Siegel von Graf Gerhard
In der Folgezeit spielte Gerhard eine wichtige Rolle in der Innenpolitik Dänemarks, das sich seinerzeit in einer innenpolitisch schwierigen Lage befand. Er hatte einen Großteil des Landes unter seinen Einfluss bringen können, als Erik VI. Menved seinen Besitz verpfändete, um seine Kriege bezahlen zu können. 1326 gelang es Gerhard, seinen jungen Neffen Valdemar III. von Dänemark, den Sohn des Herzogs Erik II. von Schleswig, anstelle von Christoph II. auf dem Königsthron zu installieren. Von ihm ließ er sich am 15. August 1326 als erster Schauenburger mit dem Herzogtum Schleswig belehnen. Damit befanden sich Schleswig und Holstein erstmals in einer Hand. Valdemar musste zusichern, dass das seit 1241 weitgehend eigenständige Herzogtum nicht mehr den gleichen Herrscher wie Dänemark haben sollte (constitutio valdemariana). Da Graf Gerhard Valdemars Vormund war, konnte er dies leicht durchsetzen. Als Valdemar 1330 den Königsthron wieder an Christoph verlor, übernahm er jedoch selbst die schleswigsche Herzogswürde.

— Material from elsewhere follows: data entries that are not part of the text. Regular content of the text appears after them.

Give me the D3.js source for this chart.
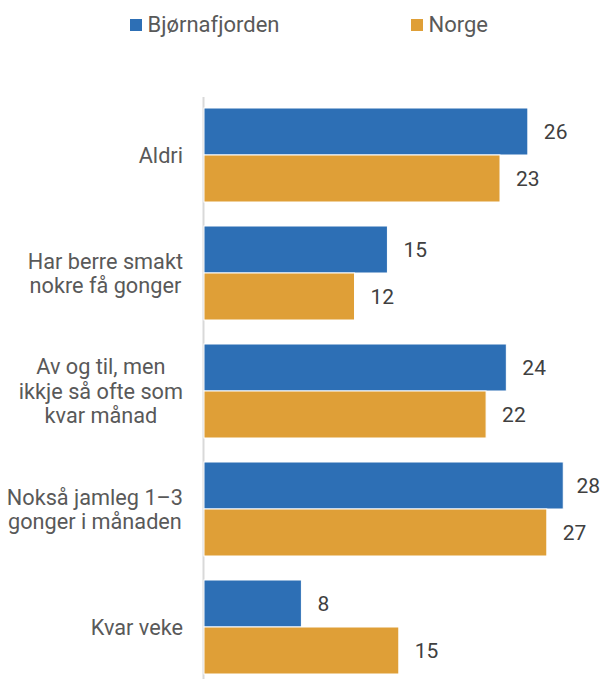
<!DOCTYPE html>
<html><head><meta charset="utf-8">
<script src="https://cdn.jsdelivr.net/npm/d3@7"></script>
<style>body{margin:0;background:#fff;} svg{display:block;font-family:Roboto, "Noto Sans", sans-serif;}</style>
</head><body>
<svg id="c" width="601" height="679"></svg>
<script>
const categories = [
  ["Aldri"],
  ["Har berre smakt", "nokre få gonger"],
  ["Av og til, men", "ikkje så ofte som", "kvar månad"],
  ["Nokså jamleg 1–3", "gonger i månaden"],
  ["Kvar veke"]
];
const seriesNames = ["Bjørnafjorden", "Norge"];
const bjornafjorden = [25.6, 14.5, 23.9, 28.4, 7.7];
const norge = [23.4, 11.9, 22.3, 27.1, 15.4];
const colors = ["#2D6FB5", "#DF9F37"];

const svg = d3.select("#c");
const W = 601;
const x = d3.scaleLinear().domain([0, 30]).range([204, 583.5]);
const y = d3.scaleBand().domain(d3.range(categories.length)).range([96, 686]).paddingInner(24/118).paddingOuter(12/118);
const sub = d3.scaleBand().domain([0, 1]).range([0, y.bandwidth()]);
const series = [bjornafjorden, norge];

// axis line
svg.append("line").attr("x1", 203.5).attr("x2", 203.5).attr("y1", 97).attr("y2", 679)
  .attr("stroke", "#d9d9d9").attr("stroke-width", 2);

// bars
series.forEach((vals, si) => {
  const g = svg.append("g");
  g.selectAll("rect").data(vals).join("rect")
    .attr("x", x(0))
    .attr("y", (d, i) => y(i) + sub(si))
    .attr("width", d => x(d) - x(0))
    .attr("height", sub.bandwidth())
    .attr("fill", colors[si])
    .attr("stroke", "#fff").attr("stroke-width", 1);
  g.selectAll("text").data(vals).join("text")
    .attr("x", d => x(d) + 16)
    .attr("y", (d, i) => y(i) + sub(si) + sub.bandwidth() / 2)
    .attr("dy", "0.36em")
    .attr("font-size", 21)
    .attr("fill", "#404040")
    .text(d => d3.format(".0f")(d))
    .each(function(d) {
      const w = this.getComputedTextLength();
      const cx = +this.getAttribute("x");
      if (cx + w > W - 1) this.setAttribute("x", W - 1 - w);
    });
});

// category labels (block right-aligned at 183, lines centred within block)
const lh = 24.5;
const labelRight = 183;
categories.forEach((lines, i) => {
  const cy = y(i) + y.bandwidth() / 2;
  const t = svg.append("text").attr("text-anchor", "middle").attr("font-size", 21.7).attr("fill", "#595959");
  const spans = lines.map((ln, j) => t.append("tspan")
      .attr("y", cy + (j - (lines.length - 1) / 2) * lh)
      .attr("dy", "0.36em").text(ln));
  const maxW = d3.max(spans, s => s.node().getComputedTextLength());
  spans.forEach(s => s.attr("x", labelRight - maxW / 2));
});

// legend
const legX = [130, 411];
seriesNames.forEach((n, i) => {
  svg.append("rect").attr("x", legX[i]).attr("y", 19).attr("width", 12).attr("height", 12).attr("fill", colors[i]);
  svg.append("text").attr("x", legX[i] + 17.5).attr("y", 24.5).attr("dy", "0.36em")
    .attr("font-size", 22).attr("fill", "#595959").text(n);
});
</script>
</body></html>
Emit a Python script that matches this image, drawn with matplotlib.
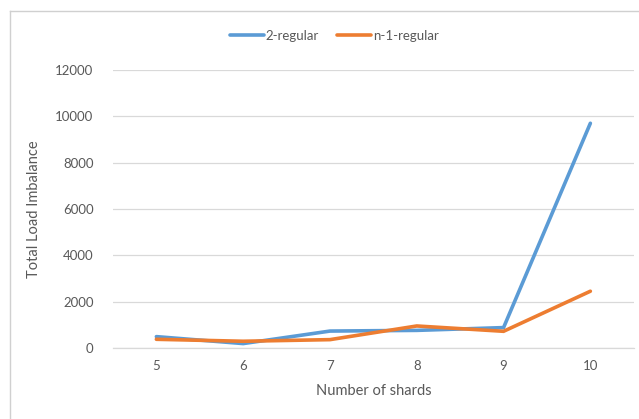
import matplotlib.pyplot as plt
from matplotlib.lines import Line2D

plt.rcParams['font.family'] = ['Lato', 'DejaVu Sans']

shards = [5, 6, 7, 8, 9, 10]
two_regular = [490, 190, 730, 760, 880, 9700]
n1_regular = [375, 290, 360, 950, 720, 2450]

blue = '#5B9BD5'
orange = '#ED7D31'
text_gray = '#595959'
grid_gray = '#D9D9D9'

fig = plt.figure(figsize=(6.39, 4.19), dpi=100)
ax = fig.add_axes([0.1768, 0.1695, 0.815, 0.6635])

# chart area border: only the top and left edges
border_x = 9.5 / 639
border_y = 1 - 11.5 / 419
fig.add_artist(Line2D([border_x, 1.0], [border_y, border_y], transform=fig.transFigure,
                      color='#D0D0D0', linewidth=1.0))
fig.add_artist(Line2D([border_x, border_x], [0.0, border_y], transform=fig.transFigure,
                      color='#D0D0D0', linewidth=1.0))

xpos = list(range(len(shards)))
ax.plot(xpos, two_regular, color=blue, linewidth=2.6, label='2-regular',
        solid_capstyle='round', solid_joinstyle='miter')
ax.plot(xpos, n1_regular, color=orange, linewidth=2.6, label='n-1-regular',
        solid_capstyle='round', solid_joinstyle='miter')

ax.set_xlim(-0.5, len(shards) - 0.5)
ax.set_ylim(0, 12000)
ax.set_xticks(xpos)
ax.set_xticklabels([str(s) for s in shards])
ax.set_yticks(range(0, 12001, 2000))

ax.grid(axis='y', color=grid_gray, linewidth=0.9)
ax.set_axisbelow(True)
for side in ['top', 'right', 'left']:
    ax.spines[side].set_visible(False)
ax.spines['bottom'].set_color(grid_gray)
ax.spines['bottom'].set_linewidth(0.9)
ax.tick_params(length=0, colors=text_gray, labelsize=9.5)
ax.tick_params(axis='y', pad=14)
ax.tick_params(axis='x', pad=9)

ax.set_xlabel('Number of shards', color=text_gray, fontsize=10.5, labelpad=8)
ax.set_ylabel('Total Load Imbalance', color=text_gray, fontsize=10.5, labelpad=10)

fig.legend(loc='center', bbox_to_anchor=(0.523, 0.915), ncol=2, frameon=False,
           fontsize=9.5, handlelength=2.6, handletextpad=0.1, columnspacing=1.4,
           labelcolor=text_gray)

fig.savefig('out.png', dpi=100)
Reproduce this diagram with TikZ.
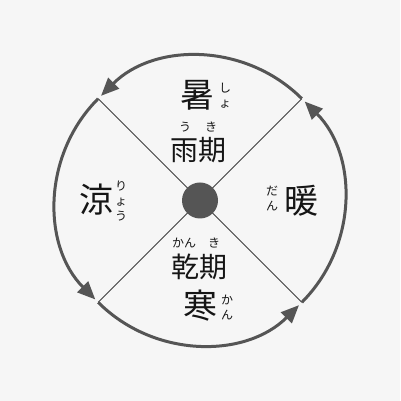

Gerhard blieb eine der mächtigsten Persönlichkeiten in Dänemark und Schleswig. Nach dem Tod König Christophs 1332 übernahm er selbst die Regierung über Jütland und Fünen, während Johann den Rest behielt. Wachsende Opposition und Bauernaufstände führten zu anarchischen Zuständen. Der Adel, der ihn früher gegen Christoph II. unterstützt hatte, forderte nun den Thron für Christophs Sohn Valdemar. 1340 wurde Gerhard von dem dänischen Ritter Niels Ebbesen erschlagen. Seine Söhne verzichteten auf Ansprüche in Dänemark und folgten ihm als Grafen von Holstein-Rendsburg.


Niels Ebbesens Statue in Randers (1882)
In der Zeit des nationalen Konflikts zwischen Deutschen und Dänen ab Mitte des 19. Jahrhunderts wurde Niels Ebbesen zu einem Nationalhelden hochstilisiert. Dabei hatten die Machtränke zwischen den Holsteiner Grafen, den dänischen Königen und verschiedenen Adelsmännern im 14. Jahrhundert noch überhaupt keinen nationalen Charakter. Während der deutschen Besetzung Dänemarks im Zweiten Weltkrieg wurde der 600 Jahre zuvor verstorbene Niels Ebbesen zu einer Symbolfigur dänischen Widerstands gegen die Deutschen erhoben. Der national-konservative und später von der Besatzungsmacht ermordete Dichter-Pastor Kaj Munk widmete ihm das Schauspiel „Niels Ebbesen“, das während der Besatzungszeit jedoch nicht aufgeführt werden durfte.

Die Bezeichnungen „der kahlköpfige Graf“ und „der Große“ für Graf Gerhard III. zeigen, wie unterschiedlich Gerhards geschichtliche Leistung in der dänischen und deutschen Geschichtsschreibung bewertet wurde. Im Zuge der nationalen Konflikte des 19. Jahrhunderts wurde Graf Gerhard auf schleswig-holsteinischer Seite als derjenige hervorgehoben, der Schleswig mit Holstein verband, was man als geradezu natürlichen Vorgang betrachtete. Für die nationale dänische Seite war er jedoch ein Okkupant, der das Königreich in einer Krisenzeit weiter destabilisierte und sich eines großen Teils des Reiches bemächtigte.